Presenter
Dr. Zhicheng Xu, Changjiang River Scientific Research Institute
Co-author(s)
Prof. Cheng Lei, Wuhan University
Prof. Pan Liu, Wuhan University
Sub-theme
1. Water-Human-Economy(Agriculture, Industry, City...)-Ecology Nexus under a Changing Environment
Topic
1-1. Rules and mechanisms of natural hydrological cycling and socio-economic water cycling evolution under climate change
Body
The catchment storage-discharge characteristics (CSDC) are usually the highly sensitive parameters in hydrology model and fundamentally decide the baseflow simulation performance. With dramatic climate change, several recent studies had found significant trend of the power-law parameter of CSDC (β) in cold region. However, studies about the temporal variability of β and its driving mechanism in cold region are less consistence because of differences in study area and time scale. In this study, the β was firstly calculated from daily recession event in 315 cold catchments, after which the time-varying rule of β and its driving mechanism was investigated at events, warm period and decades scales. The results show that the set of calculated β have a median of 2.1 around all study catchments and are great different between flow recession events in a specific catchment with the median of its variance in all study catchments is equal to 2.3. Moreover, the β increased within warm period in most (78%) cold catchments and had also an increase on the decades scale in 63% cold catchments, stating a significant time-varying characteristic. Correlation analysis presents that permafrost extent degradation, increases in both precipitation (P) and terrestrial water storage (TWS) play the positive roles in β, while increasing PET play the negative role on the contrary. On the events scale, potential evaporation (PET) is the main control of the β, followed by the permafrost extent, while P and TWS take a slightly positive effect. During the warm period, permafrost thawing overtakes PET as the main control of the β, followed by the PET, and the effect of P and TWS can be not negligible.

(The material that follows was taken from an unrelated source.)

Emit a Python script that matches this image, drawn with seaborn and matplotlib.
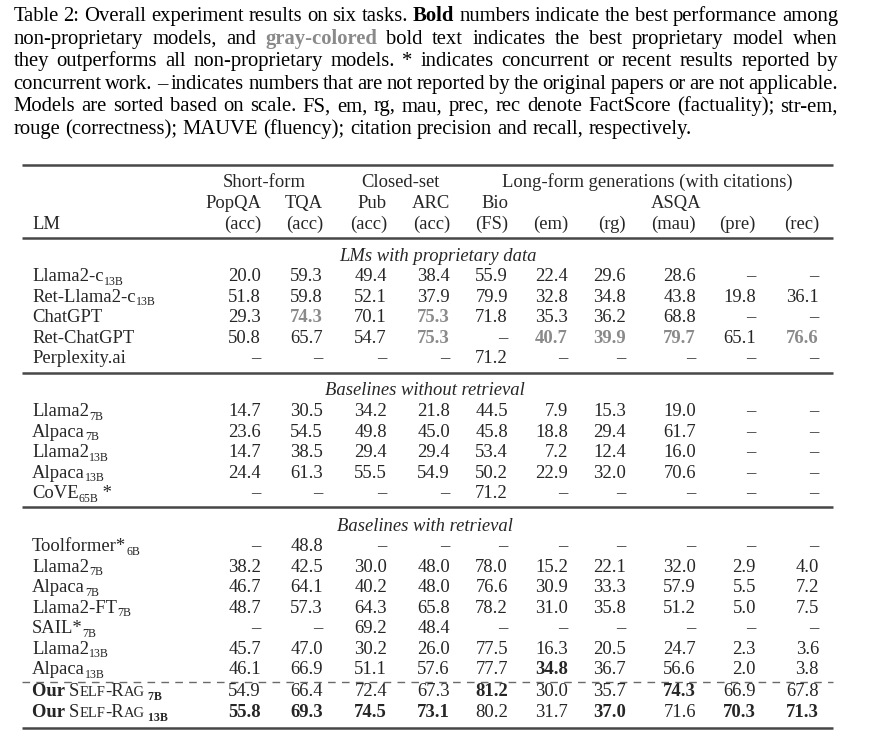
import matplotlib
matplotlib.use('Agg')
import seaborn as sns
import matplotlib.pyplot as plt

sns.set_theme(style='white')
plt.rcParams['font.family'] = ['Liberation Serif', 'DejaVu Serif']

NA = None
# model names, size subscripts and groups
models = ['Llama2-c', 'Ret-Llama2-c', 'ChatGPT', 'Ret-ChatGPT', 'Perplexity.ai',
          'Llama2', 'Alpaca', 'Llama2', 'Alpaca', 'CoVE',
          'Toolformer*', 'Llama2', 'Alpaca', 'Llama2-FT', 'SAIL*', 'Llama2', 'Alpaca',
          'SELF-RAG', 'SELF-RAG']
sizes = ['13B', '13B', '', '', '',
         '7B', '7B', '13B', '13B', '65B',
         '6B', '7B', '7B', '7B', '7B', '13B', '13B',
         '7B', '13B']
groups = ['LMs with proprietary data', 'Baselines without retrieval', 'Baselines with retrieval']

# results
popqa = [20.0, 51.8, 29.3, 50.8, NA, 14.7, 23.6, 14.7, 24.4, NA, NA, 38.2, 46.7, 48.7, NA, 45.7, 46.1, 54.9, 55.8]
tqa = [59.3, 59.8, 74.3, 65.7, NA, 30.5, 54.5, 38.5, 61.3, NA, 48.8, 42.5, 64.1, 57.3, NA, 47.0, 66.9, 66.4, 69.3]
pub = [49.4, 52.1, 70.1, 54.7, NA, 34.2, 49.8, 29.4, 55.5, NA, NA, 30.0, 40.2, 64.3, 69.2, 30.2, 51.1, 72.4, 74.5]
arc = [38.4, 37.9, 75.3, 75.3, NA, 21.8, 45.0, 29.4, 54.9, NA, NA, 48.0, 48.0, 65.8, 48.4, 26.0, 57.6, 67.3, 73.1]
bio = [55.9, 79.9, 71.8, NA, 71.2, 44.5, 45.8, 53.4, 50.2, 71.2, NA, 78.0, 76.6, 78.2, NA, 77.5, 77.7, 81.2, 80.2]
em = [22.4, 32.8, 35.3, 40.7, NA, 7.9, 18.8, 7.2, 22.9, NA, NA, 15.2, 30.9, 31.0, NA, 16.3, 34.8, 30.0, 31.7]
rg = [29.6, 34.8, 36.2, 39.9, NA, 15.3, 29.4, 12.4, 32.0, NA, NA, 22.1, 33.3, 35.8, NA, 20.5, 36.7, 35.7, 37.0]
mau = [28.6, 43.8, 68.8, 79.7, NA, 19.0, 61.7, 16.0, 70.6, NA, NA, 32.0, 57.9, 51.2, NA, 24.7, 56.6, 74.3, 71.6]
pre = [NA, 19.8, NA, 65.1, NA, NA, NA, NA, NA, NA, NA, 2.9, 5.5, 5.0, NA, 2.3, 2.0, 66.9, 70.3]
rec = [NA, 36.1, NA, 76.6, NA, NA, NA, NA, NA, NA, NA, 4.0, 7.2, 7.5, NA, 3.6, 3.8, 67.8, 71.3]
columns = [popqa, tqa, pub, arc, bio, em, rg, mau, pre, rec]

task_labels = ['PopQA', 'TQA', 'Pub', 'ARC', 'Bio', '', '', 'ASQA', '', '']
metric_labels = ['(acc)', '(acc)', '(acc)', '(acc)', '(FS)', '(em)', '(rg)', '(mau)', '(pre)', '(rec)']
super_labels = ['Short-form', 'Closed-set', 'Long-form generations (with citations)']

# emphasis (row, col)
bold_cells = {(16, 5), (17, 4), (17, 7), (18, 0), (18, 1), (18, 2), (18, 3), (18, 6), (18, 8), (18, 9)}
gray_cells = {(2, 1), (2, 3), (3, 3), (3, 5), (3, 6), (3, 7), (3, 9)}

caption = [
    [('Table 2: Overall experiment results on six tasks.', 'n'), ('Bold', 'b'),
     ('numbers indicate the best performance among', 'n')],
    [('non-proprietary models, and', 'n'), ('gray-colored', 'g'),
     ('bold text indicates the best proprietary model when', 'n')],
    [('they outperforms all non-proprietary models. * indicates concurrent or recent results reported by', 'n')],
    [('concurrent work. – indicates numbers that are not reported by the original papers or are not applicable.', 'n')],
    [('Models are sorted based on scale. FS, em, rg, mau, prec, rec denote FactScore (factuality); str-em,', 'n')],
    [('rouge (correctness); MAUVE (fluency); citation precision and recall, respectively.', 'n')],
]

# ---- layout (pixels) ----
W, H = 879, 738
FS = 13.4
CAP_FS = 14.9
GRAY = '#8a8a8a'
col_right = [261, 323, 387, 450, 508, 568, 626, 696, 756, 819]
super_center = [264, 400, 647]
row_y = [275, 295.5, 316, 336.5, 357,
         410, 430.5, 451, 471.5, 492,
         545, 565.5, 586, 606.5, 627, 647.5, 668, 690, 711]
group_y = [255, 389, 525]
group_cx = [438, 425, 425]
BL = 6.3  # centre -> baseline offset

fig = plt.figure(figsize=(W / 100, H / 100), dpi=100)
ax = fig.add_axes([0, 0, 1, 1])
ax.set_xlim(0, W)
ax.set_ylim(H, 0)
ax.axis('off')
renderer = fig.canvas.get_renderer()


def put(x, y, s, **kw):
    kw.setdefault('fontsize', FS)
    kw.setdefault('va', 'baseline')
    return ax.text(x, y, s, **kw)


def width(t):
    return t.get_window_extent(renderer).width


def segments(x, y, segs):
    # segs: list of (text, kwargs, dy)
    for s, kw, dy in segs:
        t = put(x, y + dy, s, **kw)
        x += width(t)
    return x


# caption, justified
x0, x1 = 13.5, 838
space_w = 0.25 * CAP_FS * 100 / 72
for i, line in enumerate(caption):
    y = 21 + i * 22.6
    words = []
    for chunk, st in line:
        for w in chunk.split(' '):
            words.append((w, st))
    arts = []
    for w, st in words:
        color = GRAY if st == 'g' else 'black'
        weight = 'bold' if st in ('b', 'g') else 'normal'
        arts.append(put(0, y, w, color=color, fontweight=weight, fontsize=CAP_FS))
    ws = [width(a) for a in arts]
    if i < len(caption) - 1:
        gap = max((x1 - x0 - sum(ws)) / (len(ws) - 1), 2.5)
    else:
        gap = space_w
    x = x0
    for a, w in zip(arts, ws):
        a.set_x(x)
        x += w + gap

# rules
L, R = 22, 833
for yy in [165, 238, 373, 507, 728]:
    ax.plot([L, R], [yy, yy], color='#474747', lw=1.8, solid_capstyle='butt')
ax.plot([L, R], [681.5, 681.5], color='#6a6a6a', lw=1.0, dashes=(5.5, 4.5))

# header
for lab, cx in zip(super_labels, super_center):
    put(cx, 181 + BL, lab, ha='center')
for j, lab in enumerate(task_labels):
    if lab:
        put(col_right[j] + (5 if lab == 'ASQA' else 0), 202 + BL, lab, ha='right')
for j, lab in enumerate(metric_labels):
    put(col_right[j], 223 + BL, lab, ha='right')
put(32, 223 + BL, 'LM')

# group titles
for g, y, cx in zip(groups, group_y, group_cx):
    put(cx, y + BL, g, ha='center', style='italic')

# rows
sub_kw = dict(fontsize=8.6)
sc_kw = dict(fontsize=FS * 0.78)
for i, name in enumerate(models):
    y = row_y[i] + BL
    if name == 'SELF-RAG':
        segs = [('Our ', dict(fontweight='bold'), 0),
                ('S', {}, 0), ('ELF', sc_kw, 0), ('-R', {}, 0), ('AG', sc_kw, 0),
                (' ' + sizes[i], dict(fontsize=8.6, fontweight='bold'), 3.5)]
    else:
        segs = [(name, {}, 0)]
        if sizes[i]:
            segs.append((sizes[i], sub_kw, 3.5))
        if name == 'CoVE':
            segs.append((' *', {}, 0))
    segments(32, y, segs)
    for j, col in enumerate(columns):
        v = col[i]
        s = '–' if v is None else f'{v:.1f}'
        kw = {}
        if (i, j) in bold_cells:
            kw['fontweight'] = 'bold'
        if (i, j) in gray_cells:
            kw['fontweight'] = 'bold'
            kw['color'] = GRAY
        put(col_right[j], y, s, ha='right', **kw)

fig.savefig('out.png', dpi=100)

On the decade scale, climate change (i.e, climate warming and wetting) caused permafrost degradation and increases in both P and TWS, which has further increased the β. These results are of great significance for improving the understanding of the catchment storage-discharge process, and highlight that traditional hydrology modelling with constant CSDC could result in systematic bias in baseflow simulation and prediction in cold region.